La fillette a expliqué à Mario Marcellus, un travailleur social haïtien employé par World Vision, qu'elle voulait retourner vivre avec sa demi-soeur adulte. Le problème, souligne la directrice de l'orphelinat, Idalia Suprême, c'est que c'est cette soeur qui l'a déposée là. «Elle l'a amenée ici parce que les temps sont durs», dit-elle en montrant les maisons en ruines alentour.
La mère d'Ana est morte quand elle était petite. Son père, qui n'habite pas loin, est venu lui rendre visite et s'est plaint que sa fille n'avait pas sa place dans un orphelinat mais il n'a proposé aucune autre solution, rapport Mme Suprême.
Mario Marcellus a retrouvé la demi-soeur dans un bidonville où elle tente d'élever ses deux propres enfants. La convaincre de reprendre Ana? «Ca va être difficile», soupire le travailleur social.
Le tremblement de terre n'a fait qu'amplifier un phénomène préexistant. Avant le séisme déjà, la plupart des 50 000 enfants vivant dans des orphelinats haïtiens avaient encore au moins un parent en vie, selon Andy Brooks, chef de la protection de l'enfance à l'UNICEF.

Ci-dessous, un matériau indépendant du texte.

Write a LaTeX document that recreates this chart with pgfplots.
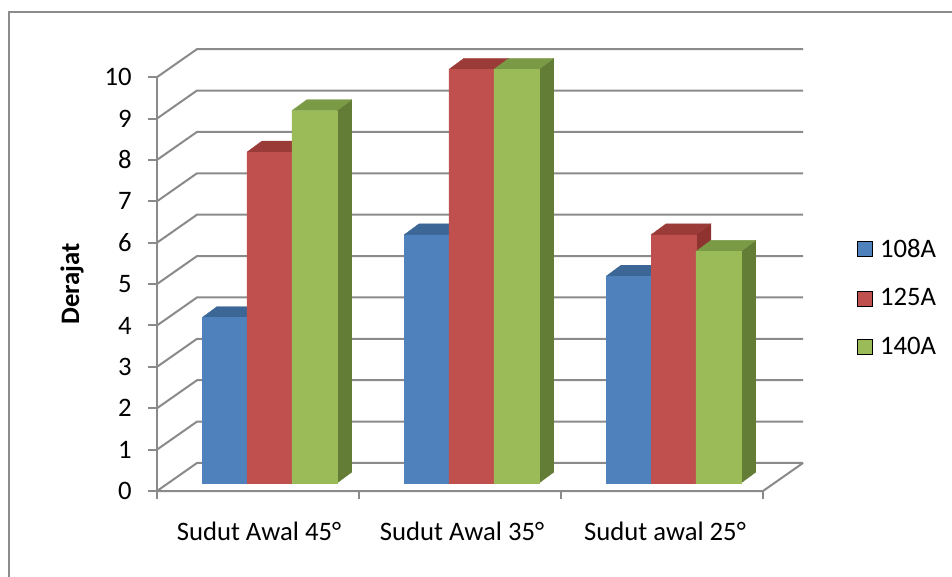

Jusqu'à 250 000 autres étaient des «restaveks» (reste avec, en créole), des enfants envoyés dans des familles plus aisées pour travailler en l'échange du gîte et du couvert -et parfois d'une scolarisation. Quasi-esclaves, ils subissent souvent des mauvais traitements.
Même dans les situations catastrophiques engendrées par le séisme, les organisations humanitaires estiment que la meilleure protection pour les enfants consiste à rester au sein de leur famille. S'en tenant à ce principe immuable, elles ont mis au point des stratégies pour convaincre les tuteurs récalcitrants.
Elles exhortent les parents à postuler au programme «travail contre nourriture» de l'ONU. Pour que les enfants soient moins perçus comme une charge, elles les renvoient chez eux avec des sacs de riz, des sandales, du dentifrice et de l'huile. World Vision verse aussi entre 60 et 150 dollars en liquide, en fonction du nombre d'enfants dans la famille. «Ca leur donne le temps de réfléchir», explique Noah Ochola.
Parfois, la plus petite aide peut faire la différence.
Ramsey Ben-Achour, qui dirige la branche haïtienne de Heartland Alliance, l'une des cinq organisations qui travaille sous l'égide de l'UNICEF, se souvient d'un père de quatre enfants. Son épouse était morte dans le tremblement de terre et leur maison s'était effondrée. Deux de ses enfants étaient soignés dans un hôpital de campagne et au début, il ne voulait pas les reprendre.
«Il pensait leur donner une vie meilleure en les laissant là», se rappelle M. Ben-Achour. «Mais ce qui se passe en réalité, c'est qu'ils deviennent des enfants des rues, essayant de laver des voitures, rejoignant des gangs ou étant exploités sexuellement».
Lorsque l'association lui a donné deux matelas, des toiles de tente et des rations alimentaires, le père a accepté de reprendre ses enfants.